Rigor Técnico-Científico à Luz da Contabilidade, Direito, Economia e Administração

  • Contabilidade: A Contabilidade é a linguagem do negócio e a principal fonte de dados para o fisco. Ela registra os fatos geradores dos tributos, apura as bases de cálculo e os próprios tributos, e gera as informações para as obrigações acessórias. A conformidade contábil-fiscal é fundamental para a governança corporativa e a gestão de riscos. A área de contabilidade tributária é especializada na aplicação da legislação tributária aos registros contábeis. A conciliação das contas contábeis com as declarações fiscais é um processo crítico para evitar divergências e autuações. A apuração do lucro real, lucro presumido ou simples nacional, por exemplo, é intrinsecamente contábil.
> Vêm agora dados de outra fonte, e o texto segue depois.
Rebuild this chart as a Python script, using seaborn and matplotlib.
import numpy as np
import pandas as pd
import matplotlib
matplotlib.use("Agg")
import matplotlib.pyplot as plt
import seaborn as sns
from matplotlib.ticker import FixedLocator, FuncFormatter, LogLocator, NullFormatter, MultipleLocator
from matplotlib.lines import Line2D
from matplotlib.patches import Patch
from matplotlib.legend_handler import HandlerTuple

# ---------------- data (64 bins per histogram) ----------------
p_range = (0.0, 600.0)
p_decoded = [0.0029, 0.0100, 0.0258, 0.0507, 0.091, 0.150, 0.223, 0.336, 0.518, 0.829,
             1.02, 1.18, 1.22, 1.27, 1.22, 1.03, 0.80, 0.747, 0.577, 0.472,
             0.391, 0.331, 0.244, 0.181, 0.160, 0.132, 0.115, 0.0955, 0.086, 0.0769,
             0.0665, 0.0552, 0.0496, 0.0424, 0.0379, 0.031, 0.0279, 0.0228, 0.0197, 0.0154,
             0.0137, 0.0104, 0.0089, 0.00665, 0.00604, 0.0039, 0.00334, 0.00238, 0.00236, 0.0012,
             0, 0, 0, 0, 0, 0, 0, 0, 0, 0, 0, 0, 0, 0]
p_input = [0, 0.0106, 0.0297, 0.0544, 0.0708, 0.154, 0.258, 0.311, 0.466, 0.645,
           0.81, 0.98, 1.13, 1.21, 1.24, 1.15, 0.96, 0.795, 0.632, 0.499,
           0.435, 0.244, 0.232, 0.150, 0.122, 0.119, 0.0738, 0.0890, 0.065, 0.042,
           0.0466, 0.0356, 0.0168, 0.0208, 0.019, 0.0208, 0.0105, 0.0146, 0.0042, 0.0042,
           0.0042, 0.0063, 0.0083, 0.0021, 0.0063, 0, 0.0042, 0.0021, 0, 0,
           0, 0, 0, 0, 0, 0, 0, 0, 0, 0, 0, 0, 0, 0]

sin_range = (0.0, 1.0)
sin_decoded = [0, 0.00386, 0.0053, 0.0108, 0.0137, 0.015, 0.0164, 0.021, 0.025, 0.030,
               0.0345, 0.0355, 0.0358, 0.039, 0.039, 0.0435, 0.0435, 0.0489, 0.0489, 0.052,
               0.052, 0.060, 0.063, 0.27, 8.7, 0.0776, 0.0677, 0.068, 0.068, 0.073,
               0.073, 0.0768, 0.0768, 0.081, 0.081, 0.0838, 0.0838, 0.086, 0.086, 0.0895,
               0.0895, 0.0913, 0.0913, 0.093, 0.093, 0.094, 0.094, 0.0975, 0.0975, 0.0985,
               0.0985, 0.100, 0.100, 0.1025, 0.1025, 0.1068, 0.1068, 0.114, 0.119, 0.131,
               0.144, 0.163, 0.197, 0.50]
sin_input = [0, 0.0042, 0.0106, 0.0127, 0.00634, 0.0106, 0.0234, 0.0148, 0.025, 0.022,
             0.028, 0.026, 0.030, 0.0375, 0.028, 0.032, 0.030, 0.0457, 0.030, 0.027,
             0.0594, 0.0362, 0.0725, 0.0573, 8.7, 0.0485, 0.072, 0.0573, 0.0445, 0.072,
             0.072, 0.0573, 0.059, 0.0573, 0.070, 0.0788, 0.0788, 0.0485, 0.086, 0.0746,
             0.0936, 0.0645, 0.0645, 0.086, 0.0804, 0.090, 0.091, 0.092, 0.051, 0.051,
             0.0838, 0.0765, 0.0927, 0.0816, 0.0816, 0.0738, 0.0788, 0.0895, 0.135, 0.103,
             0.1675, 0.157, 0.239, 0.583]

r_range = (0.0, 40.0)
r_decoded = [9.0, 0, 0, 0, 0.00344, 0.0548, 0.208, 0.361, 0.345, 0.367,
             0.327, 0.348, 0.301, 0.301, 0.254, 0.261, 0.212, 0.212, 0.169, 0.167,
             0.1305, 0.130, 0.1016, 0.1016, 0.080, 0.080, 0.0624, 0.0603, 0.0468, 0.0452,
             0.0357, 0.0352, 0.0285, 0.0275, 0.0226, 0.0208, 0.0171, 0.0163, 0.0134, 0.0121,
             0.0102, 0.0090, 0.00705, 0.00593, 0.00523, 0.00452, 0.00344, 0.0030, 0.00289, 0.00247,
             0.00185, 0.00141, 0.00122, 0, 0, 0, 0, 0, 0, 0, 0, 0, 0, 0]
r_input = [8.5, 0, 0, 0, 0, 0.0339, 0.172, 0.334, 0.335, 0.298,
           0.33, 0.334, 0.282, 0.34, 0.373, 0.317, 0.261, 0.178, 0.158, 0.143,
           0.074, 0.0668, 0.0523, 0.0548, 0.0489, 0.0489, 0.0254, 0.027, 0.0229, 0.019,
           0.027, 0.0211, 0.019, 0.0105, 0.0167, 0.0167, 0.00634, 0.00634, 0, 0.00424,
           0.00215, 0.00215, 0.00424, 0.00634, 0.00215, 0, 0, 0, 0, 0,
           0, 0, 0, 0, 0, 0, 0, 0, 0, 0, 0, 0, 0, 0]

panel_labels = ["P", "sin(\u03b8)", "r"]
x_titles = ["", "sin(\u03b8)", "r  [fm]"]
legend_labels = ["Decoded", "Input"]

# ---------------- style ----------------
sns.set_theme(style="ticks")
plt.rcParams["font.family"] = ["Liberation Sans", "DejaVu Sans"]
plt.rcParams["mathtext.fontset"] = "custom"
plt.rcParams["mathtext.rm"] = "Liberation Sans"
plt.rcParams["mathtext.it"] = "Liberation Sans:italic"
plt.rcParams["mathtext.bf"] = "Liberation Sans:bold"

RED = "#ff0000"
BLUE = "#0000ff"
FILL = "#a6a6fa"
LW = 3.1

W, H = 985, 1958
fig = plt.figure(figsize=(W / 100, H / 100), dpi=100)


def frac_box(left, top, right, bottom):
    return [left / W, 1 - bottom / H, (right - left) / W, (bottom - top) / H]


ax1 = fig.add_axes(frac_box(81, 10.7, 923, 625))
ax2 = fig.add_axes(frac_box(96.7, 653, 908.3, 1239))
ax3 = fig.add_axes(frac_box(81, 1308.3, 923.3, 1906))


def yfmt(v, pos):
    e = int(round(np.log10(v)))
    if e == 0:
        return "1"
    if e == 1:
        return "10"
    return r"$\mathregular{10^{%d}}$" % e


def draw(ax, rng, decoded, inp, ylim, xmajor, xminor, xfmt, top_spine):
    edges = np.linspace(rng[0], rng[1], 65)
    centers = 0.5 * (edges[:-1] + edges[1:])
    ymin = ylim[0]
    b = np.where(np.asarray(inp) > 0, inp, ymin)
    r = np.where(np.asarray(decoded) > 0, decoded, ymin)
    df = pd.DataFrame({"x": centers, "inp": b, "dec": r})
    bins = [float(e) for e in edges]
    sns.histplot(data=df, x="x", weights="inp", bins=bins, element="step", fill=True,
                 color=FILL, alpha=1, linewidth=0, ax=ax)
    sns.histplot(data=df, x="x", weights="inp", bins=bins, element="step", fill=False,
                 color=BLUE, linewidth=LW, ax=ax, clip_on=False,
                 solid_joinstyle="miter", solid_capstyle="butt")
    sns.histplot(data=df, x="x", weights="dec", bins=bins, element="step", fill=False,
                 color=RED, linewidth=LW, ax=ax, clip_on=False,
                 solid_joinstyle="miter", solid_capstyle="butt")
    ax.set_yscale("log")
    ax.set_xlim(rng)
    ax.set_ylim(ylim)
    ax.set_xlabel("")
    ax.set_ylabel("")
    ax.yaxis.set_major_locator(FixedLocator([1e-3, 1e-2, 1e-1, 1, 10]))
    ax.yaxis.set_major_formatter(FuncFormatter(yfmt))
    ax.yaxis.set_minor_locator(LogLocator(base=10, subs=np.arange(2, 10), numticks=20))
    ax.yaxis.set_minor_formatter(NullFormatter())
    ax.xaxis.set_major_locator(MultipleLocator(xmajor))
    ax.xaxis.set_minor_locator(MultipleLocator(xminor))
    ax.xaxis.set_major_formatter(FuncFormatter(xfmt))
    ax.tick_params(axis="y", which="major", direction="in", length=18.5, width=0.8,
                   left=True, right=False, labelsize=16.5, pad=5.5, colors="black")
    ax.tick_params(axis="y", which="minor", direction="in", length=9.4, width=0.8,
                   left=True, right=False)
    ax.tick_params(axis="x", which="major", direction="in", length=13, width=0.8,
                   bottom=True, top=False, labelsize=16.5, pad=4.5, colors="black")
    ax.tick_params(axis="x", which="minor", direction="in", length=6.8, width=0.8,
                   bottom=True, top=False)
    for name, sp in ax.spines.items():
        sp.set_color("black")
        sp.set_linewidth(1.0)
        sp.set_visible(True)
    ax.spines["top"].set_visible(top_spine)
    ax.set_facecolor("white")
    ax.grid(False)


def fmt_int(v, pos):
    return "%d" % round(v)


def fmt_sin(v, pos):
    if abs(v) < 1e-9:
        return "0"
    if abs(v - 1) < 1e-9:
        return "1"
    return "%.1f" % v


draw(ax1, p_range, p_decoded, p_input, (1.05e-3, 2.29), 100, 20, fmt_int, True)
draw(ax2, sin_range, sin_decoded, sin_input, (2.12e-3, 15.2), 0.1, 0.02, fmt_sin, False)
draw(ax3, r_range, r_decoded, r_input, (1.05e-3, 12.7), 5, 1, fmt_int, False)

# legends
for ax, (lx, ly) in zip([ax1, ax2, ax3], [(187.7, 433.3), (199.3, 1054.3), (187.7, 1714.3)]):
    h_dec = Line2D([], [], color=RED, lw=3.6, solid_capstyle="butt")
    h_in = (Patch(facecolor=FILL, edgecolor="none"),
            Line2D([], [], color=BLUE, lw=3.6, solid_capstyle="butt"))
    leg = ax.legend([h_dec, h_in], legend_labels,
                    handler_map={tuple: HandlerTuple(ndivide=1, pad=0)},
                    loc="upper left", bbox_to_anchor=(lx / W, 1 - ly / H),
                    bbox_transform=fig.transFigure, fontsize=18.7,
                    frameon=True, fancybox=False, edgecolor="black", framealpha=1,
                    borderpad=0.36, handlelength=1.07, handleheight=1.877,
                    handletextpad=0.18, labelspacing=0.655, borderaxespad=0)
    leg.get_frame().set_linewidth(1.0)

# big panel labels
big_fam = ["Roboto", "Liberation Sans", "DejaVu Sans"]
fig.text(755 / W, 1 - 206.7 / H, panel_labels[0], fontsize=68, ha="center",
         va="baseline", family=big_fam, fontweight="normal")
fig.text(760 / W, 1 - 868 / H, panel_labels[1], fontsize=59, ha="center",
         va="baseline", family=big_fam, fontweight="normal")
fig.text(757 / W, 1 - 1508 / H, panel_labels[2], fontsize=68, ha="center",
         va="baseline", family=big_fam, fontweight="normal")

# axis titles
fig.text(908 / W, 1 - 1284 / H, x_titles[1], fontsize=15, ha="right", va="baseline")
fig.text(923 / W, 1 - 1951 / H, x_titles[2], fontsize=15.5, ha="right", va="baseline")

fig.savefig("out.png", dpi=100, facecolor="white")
  • Direito (Tributário): É o arcabouço normativo que disciplina o poder de tributar. Ele define os elementos do tributo (fato gerador, base de cálculo, alíquota, sujeito ativo, sujeito passivo), as garantias do contribuinte e os deveres do fisco. O Direito Tributário estabelece as sanções para o descumprimento da legislação (multas, juros, processos administrativos e judiciais). A interpretação e aplicação das normas tributárias requerem profundo conhecimento jurídico, especialmente diante da complexidade e mutabilidade da legislação. A doutrina e a jurisprudência tributárias são essenciais para a compreensão das nuances legais.
  • Economia: A tributação tem um impacto direto na economia. Políticas fiscais (aumento ou redução de tributos) podem estimular ou desestimular o consumo, o investimento, o emprego e a produção. A Economia Tributária estuda os efeitos da tributação sobre os agentes econômicos, a distribuição de renda, a competitividade e a alocação de recursos. O sistema tributário brasileiro, por ser regressivo e complexo, gera ineficiências e custos de conformidade que afetam a economia como um todo. A análise econômica da carga tributária, da elisão e evasão fiscal, e dos regimes tributários é fundamental.
  • Administração: A gestão tributária é uma área crítica da Administração. Envolve o planejamento tributário (elisão fiscal), a organização para o cumprimento das obrigações fiscais (compliance), a direção das equipes responsáveis e o controle das informações tributárias. Uma boa gestão tributária busca otimizar a carga tributária dentro da legalidade, minimizar riscos de autuações e garantir a conformidade. A automação de processos fiscais, a gestão eletrônica de documentos e a utilização de sistemas de gestão (ERP) são ferramentas administrativas essenciais para lidar com a complexidade da legislação tributária e as exigências do fisco. A Governança Tributária, dentro da administração, visa garantir que a empresa cumpra suas obrigações tributárias de forma ética e eficiente, alinhada com seus objetivos estratégicos.

Em suma, a legislação fiscal/tributária é o conjunto de regras que moldam a arrecadação e fiscalização de tributos no Brasil. Sua compreensão e aplicação exigem uma abordagem multidisciplinar, onde Contabilidade, Direito, Economia e Administração se complementam para garantir a conformidade, a justiça fiscal e o funcionamento do Estado. O fisco, munido de tecnologia e um vasto leque de informações, atua incessantemente para garantir o cumprimento dessas regras, utilizando o cruzamento de dados como sua principal arma na identificação de desvios.